Dedico la segunda parte del libro a hablar de aventuras tentativas de nuestra época, y propongo dos tras analizar el papel del trabajo. Tanto la lucha contra el cambio climático como la exploración espacial cumplen con la definición de aventura: una empresa en la que, al volcar nuestra vocación o suerte individual, aportamos al horizonte colectivo. Así nos lo cuentan y así es: aunque los esfuerzos principales correspondan a los grandes contaminadores, sabemos que nuestras acciones individuales agregadas cuentan a la hora de reducir las emisiones. Poner el aire acondicionado a 23 grados en vez de a 18 en pleno agosto puede servir, por ridículo que parezca. O tirar la basura en el tacho correcto. Puede parecer ridículo dado el poder de una parte y de otra, pero revela el fondo de lo que hablo: todos somos necesarios. Quizá construir un dique con grandes compuertas en el estuario de un gran río o a las puertas de Venecia sea más lustroso que cualquier esfuerzo personal de nuestra rutina, pero están profundamente conectados. Respecto al capítulo sobre la exploración espacial, está relacionado con el posible fracaso ante la aventura del cambio climático. Pero no sólo, porque también remite a las preguntas esenciales, eso que cuando estudiábamos filosofía en el instituto nos explicaban como las preguntas “primeras y últimas”. La exploración espacial es imagen y reflejo de todo eso, y está presente en cualquier aventura. Ahora como realidad en sí, pero antes como instrumento: las estrellas nos guiaban en medio del océano cuando no teníamos tecnología ninguna. Hay algo bonito en esa imagen, como si nos guiaran hacia ellas mismas. Lo que decía ET: mi casa.  
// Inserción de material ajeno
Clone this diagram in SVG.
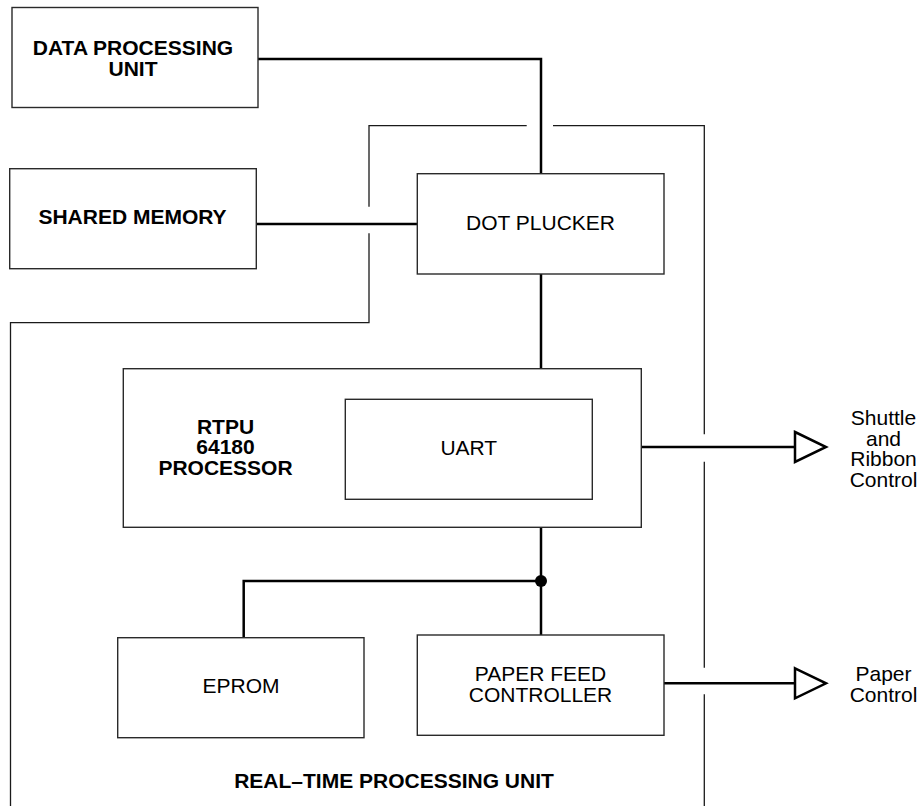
<svg xmlns="http://www.w3.org/2000/svg" width="921" height="806" viewBox="0 0 921 806">
<style>
.box{fill:#fff;stroke:#2a2a2a;stroke-width:1.4}
.bd{fill:none;stroke:#1a1a1a;stroke-width:1.3}
.cn{fill:none;stroke:#000;stroke-width:2.5}
.tri{fill:#fff;stroke:#000;stroke-width:2.5;stroke-linejoin:miter}
text{font-family:"Liberation Sans",Arial,sans-serif;font-size:21px;fill:#000;text-anchor:middle}
.b{font-weight:bold}
</style>
<rect width="921" height="806" fill="#fff"/>
<g id="boundary">
<path class="bd" d="M10.5,806 V322.7 H369 V233.3"/>
<path class="bd" d="M369,206.7 V125.7 H526.7"/>
<path class="bd" d="M553,125.7 H704.3 V434.3"/>
<path class="bd" d="M704.3,461.7 V667.7"/>
<path class="bd" d="M704.3,694.3 V806"/>
</g>
<g id="connectors">
<path class="cn" d="M258,59 H541 V173.7"/>
<path class="cn" d="M256,224 H417.3"/>
<path class="cn" d="M541,274 V368.7"/>
<path class="cn" d="M541,527.3 V635"/>
<path class="cn" d="M541,581 H243.7 V637.7"/>
<circle cx="541" cy="581" r="6" fill="#000"/>
<path class="cn" d="M641.3,447 H795"/>
<polygon class="tri" points="795,432 826,447 795,462"/>
<path class="cn" d="M664,683.3 H795"/>
<polygon class="tri" points="795,668.3 826,683.3 795,698.3"/>
</g>
<g id="dpu">
<rect class="box" x="12" y="7.5" width="246" height="100"/>
<text class="b" x="133" y="55">DATA PROCESSING</text>
<text class="b" x="133" y="75.5">UNIT</text>
</g>
<g id="shared-memory">
<rect class="box" x="9.7" y="168.7" width="246.6" height="100"/>
<text class="b" x="132.5" y="224">SHARED MEMORY</text>
</g>
<g id="dot-plucker">
<rect class="box" x="417.3" y="173.7" width="246.7" height="100.3"/>
<text x="540.5" y="229.5">DOT PLUCKER</text>
</g>
<g id="rtpu">
<rect class="box" x="123.3" y="368.7" width="518" height="158.6"/>
<text class="b" x="225.5" y="433.5">RTPU</text>
<text class="b" x="225.5" y="454">64180</text>
<text class="b" x="225.5" y="474.5">PROCESSOR</text>
</g>
<g id="uart">
<rect class="box" x="345.3" y="399.3" width="247" height="100"/>
<text x="468.8" y="455">UART</text>
</g>
<g id="eprom">
<rect class="box" x="117.7" y="637.7" width="246.3" height="100"/>
<text x="241" y="692.7">EPROM</text>
</g>
<g id="paper-feed">
<rect class="box" x="417.3" y="635" width="246.7" height="100.3"/>
<text x="540.5" y="681">PAPER FEED</text>
<text x="540.5" y="701.7">CONTROLLER</text>
</g>
<g id="shuttle-label">
<text x="883.5" y="425">Shuttle</text>
<text x="883.5" y="446">and</text>
<text x="883.5" y="466">Ribbon</text>
<text x="883.5" y="486.7">Control</text>
</g>
<g id="paper-label">
<text x="883.5" y="681">Paper</text>
<text x="883.5" y="701.7">Control</text>
</g>
<text class="b" x="394" y="788.3">REAL–TIME PROCESSING UNIT</text>
</svg>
¿La Renta Básica Universal no sería candidata a articular una nueva aventura, proyectada en una utopía postrabajo del futuro nacida, entre otros menesteres, del progreso? ¿Cumple las condiciones para instituirse en meta colectiva?

Tengo mis dudas. Defiendo la Renta Básica, y creo que llegará, por suerte, más pronto que tarde. Pero no la ligo tan claramente a la aventura. Creo que liberará muchos talentos y esfuerzos que ahora están volcados en trabajos extenuantes, y que todos ganaremos con ello. Pero el trabajo, sin ser una aventura, tiene un papel importante en la cohesión de la comunidad y en el propio papel que cada uno juega en ella. Por eso soy tan escéptico con conceptos como la flexiseguridad o la formación permanente: la felicidad es una fórmula compleja, que cuesta mucho encontrar, y no varía en función de lo que Amazon o Apple quiera imponer a un minorista. No es lo mismo ser panadero con tu negocio que repartidor de Glovo u operario conductor de Uber, pero parece que esto hay quien todavía no lo entiende porque cree que si la remuneración es parecida, debe serlo la satisfacción. Con todo eso se hacen discursos en los que, o estás con el cambio, o eres poco menos que un parásito. Eso me parece agotador e insostenible. Además, el trabajo es importante como centro que debe equilibrar lo que uno da y recibe de la sociedad. Por eso utilizo la película 'El cazador', de Michael Cimino, para explicar ese vínculo entre profesión y comunidad: todos ellos son trabajadores de una fundición en la que deben esforzarse y arriesgarse, pero parecen razonablemente satisfechos. Entonces, finales de los 60, todavía creen que prosperarán, y piensan que tienen algo que defender, un país que les protege y les da oportunidades, y por eso van a Vietnam como quien va a una fiesta. Después viene el desengaño terrible, la muerte, la locura, el malestar. Pero antes hubo vida.